> Task brief
Output the material beneath this task exactly, images excluded.

> Supplied material
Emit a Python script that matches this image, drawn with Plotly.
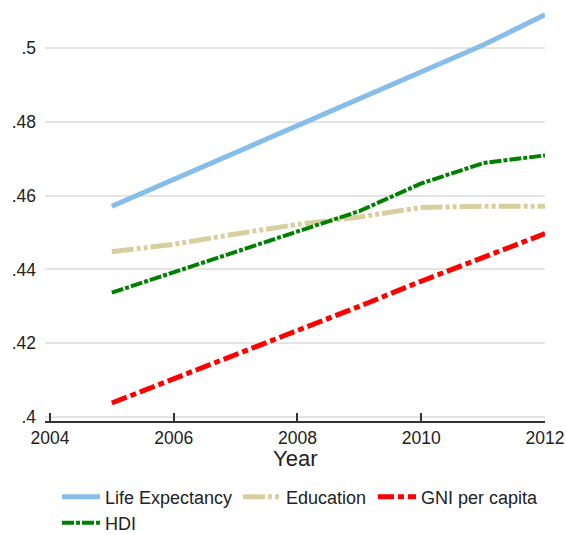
import plotly.graph_objects as go

years = [2005, 2006, 2007, 2008, 2009, 2010, 2011, 2012]
life_expectancy = [0.4571, 0.4644, 0.4717, 0.4790, 0.4863, 0.4936, 0.5008, 0.5090]
education = [0.4448, 0.4468, 0.4496, 0.4522, 0.4542, 0.4568, 0.4571, 0.4571]
gni_per_capita = [0.4038, 0.4103, 0.4168, 0.4234, 0.4300, 0.4368, 0.4432, 0.4497]
hdi = [0.4337, 0.4392, 0.4446, 0.4501, 0.4558, 0.4633, 0.4688, 0.4709]

x_ticks = [2004, 2006, 2008, 2010, 2012]
y_ticks = [0.40, 0.42, 0.44, 0.46, 0.48, 0.50]
y_tick_labels = [".4", ".42", ".44", ".46", ".48", ".5"]

fig = go.Figure()
fig.add_trace(go.Scatter(x=years, y=life_expectancy, mode="lines", name="Life Expectancy",
                         legend="legend",
                         line=dict(color="#86bde9", width=5)))
fig.add_trace(go.Scatter(x=years, y=education, mode="lines", name="Education",
                         legend="legend2",
                         line=dict(color="#d8cf9e", width=5, dash="22px,3px,4px,3px,4px,3px")))
fig.add_trace(go.Scatter(x=years, y=gni_per_capita, mode="lines", name="GNI per capita",
                         legend="legend3",
                         line=dict(color="#ff0000", width=5, dash="16px,4px,6px,4px")))
fig.add_trace(go.Scatter(x=years, y=hdi, mode="lines", name="HDI",
                         legend="legend4",
                         line=dict(color="#008000", width=4, dash="12px,2px,4px,2px")))

legend_font = dict(size=18, color="#222222")
leg_common = dict(orientation="h", xanchor="left", yanchor="middle", itemwidth=38,
                  xref="container", yref="container",
                  font=legend_font, bgcolor="rgba(0,0,0,0)", borderwidth=0)

fig.update_layout(
    width=566, height=535,
    margin=dict(l=45, r=21, t=10, b=114, autoexpand=False),
    paper_bgcolor="white", plot_bgcolor="white",
    font=dict(family="Liberation Sans, Arial, sans-serif", size=17.5, color="#222222"),
    showlegend=True,
    legend=dict(x=57 / 566, y=1 - 497 / 535, **leg_common),
    legend2=dict(x=238 / 566, y=1 - 497 / 535, **leg_common),
    legend3=dict(x=373 / 566, y=1 - 497 / 535, **leg_common),
    legend4=dict(x=57 / 566, y=1 - 523 / 535, **leg_common),
    xaxis=dict(range=[2003.92, 2012], tickvals=x_ticks, ticks="inside", ticklen=8,
               tickwidth=1.5, tickcolor="#333333", showline=True, linecolor="#333333",
               linewidth=1.5, showgrid=False, zeroline=False, ticklabelstandoff=0,
               ticklabeloverflow="allow", automargin=False,
               tickfont=dict(size=17.5)),
    yaxis=dict(range=[0.39892, 0.5103], tickvals=y_ticks, ticktext=y_tick_labels,
               showgrid=True, gridcolor="#e4e4e4", gridwidth=1.5, zeroline=False,
               showline=False, ticks="", ticklabelstandoff=8, automargin=False,
               tickfont=dict(size=17.5)),
    annotations=[dict(text="Year", xref="paper", yref="paper", x=0.5, xanchor="center",
                      y=(421 - 458) / 411, yanchor="middle", showarrow=False,
                      font=dict(size=22, color="#222222"))],
)

fig.write_html("out.html", config={"displayModeBar": False},
               post_script="document.body.style.margin='0';")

> Task result
Emit a Python script that matches this image, drawn with Plotly.
import plotly.graph_objects as go

years = [2005, 2006, 2007, 2008, 2009, 2010, 2011, 2012]
life_expectancy = [0.4571, 0.4644, 0.4717, 0.4790, 0.4863, 0.4936, 0.5008, 0.5090]
education = [0.4448, 0.4468, 0.4496, 0.4522, 0.4542, 0.4568, 0.4571, 0.4571]
gni_per_capita = [0.4038, 0.4103, 0.4168, 0.4234, 0.4300, 0.4368, 0.4432, 0.4497]
hdi = [0.4337, 0.4392, 0.4446, 0.4501, 0.4558, 0.4633, 0.4688, 0.4709]

x_ticks = [2004, 2006, 2008, 2010, 2012]
y_ticks = [0.40, 0.42, 0.44, 0.46, 0.48, 0.50]
y_tick_labels = [".4", ".42", ".44", ".46", ".48", ".5"]

fig = go.Figure()
fig.add_trace(go.Scatter(x=years, y=life_expectancy, mode="lines", name="Life Expectancy",
                         legend="legend",
                         line=dict(color="#86bde9", width=5)))
fig.add_trace(go.Scatter(x=years, y=education, mode="lines", name="Education",
                         legend="legend2",
                         line=dict(color="#d8cf9e", width=5, dash="22px,3px,4px,3px,4px,3px")))
fig.add_trace(go.Scatter(x=years, y=gni_per_capita, mode="lines", name="GNI per capita",
                         legend="legend3",
                         line=dict(color="#ff0000", width=5, dash="16px,4px,6px,4px")))
fig.add_trace(go.Scatter(x=years, y=hdi, mode="lines", name="HDI",
                         legend="legend4",
                         line=dict(color="#008000", width=4, dash="12px,2px,4px,2px")))

legend_font = dict(size=18, color="#222222")
leg_common = dict(orientation="h", xanchor="left", yanchor="middle", itemwidth=38,
                  xref="container", yref="container",
                  font=legend_font, bgcolor="rgba(0,0,0,0)", borderwidth=0)

fig.update_layout(
    width=566, height=535,
    margin=dict(l=45, r=21, t=10, b=114, autoexpand=False),
    paper_bgcolor="white", plot_bgcolor="white",
    font=dict(family="Liberation Sans, Arial, sans-serif", size=17.5, color="#222222"),
    showlegend=True,
    legend=dict(x=57 / 566, y=1 - 497 / 535, **leg_common),
    legend2=dict(x=238 / 566, y=1 - 497 / 535, **leg_common),
    legend3=dict(x=373 / 566, y=1 - 497 / 535, **leg_common),
    legend4=dict(x=57 / 566, y=1 - 523 / 535, **leg_common),
    xaxis=dict(range=[2003.92, 2012], tickvals=x_ticks, ticks="inside", ticklen=8,
               tickwidth=1.5, tickcolor="#333333", showline=True, linecolor="#333333",
               linewidth=1.5, showgrid=False, zeroline=False, ticklabelstandoff=0,
               ticklabeloverflow="allow", automargin=False,
               tickfont=dict(size=17.5)),
    yaxis=dict(range=[0.39892, 0.5103], tickvals=y_ticks, ticktext=y_tick_labels,
               showgrid=True, gridcolor="#e4e4e4", gridwidth=1.5, zeroline=False,
               showline=False, ticks="", ticklabelstandoff=8, automargin=False,
               tickfont=dict(size=17.5)),
    annotations=[dict(text="Year", xref="paper", yref="paper", x=0.5, xanchor="center",
                      y=(421 - 458) / 411, yanchor="middle", showarrow=False,
                      font=dict(size=22, color="#222222"))],
)

fig.write_html("out.html", config={"displayModeBar": False},
               post_script="document.body.style.margin='0';")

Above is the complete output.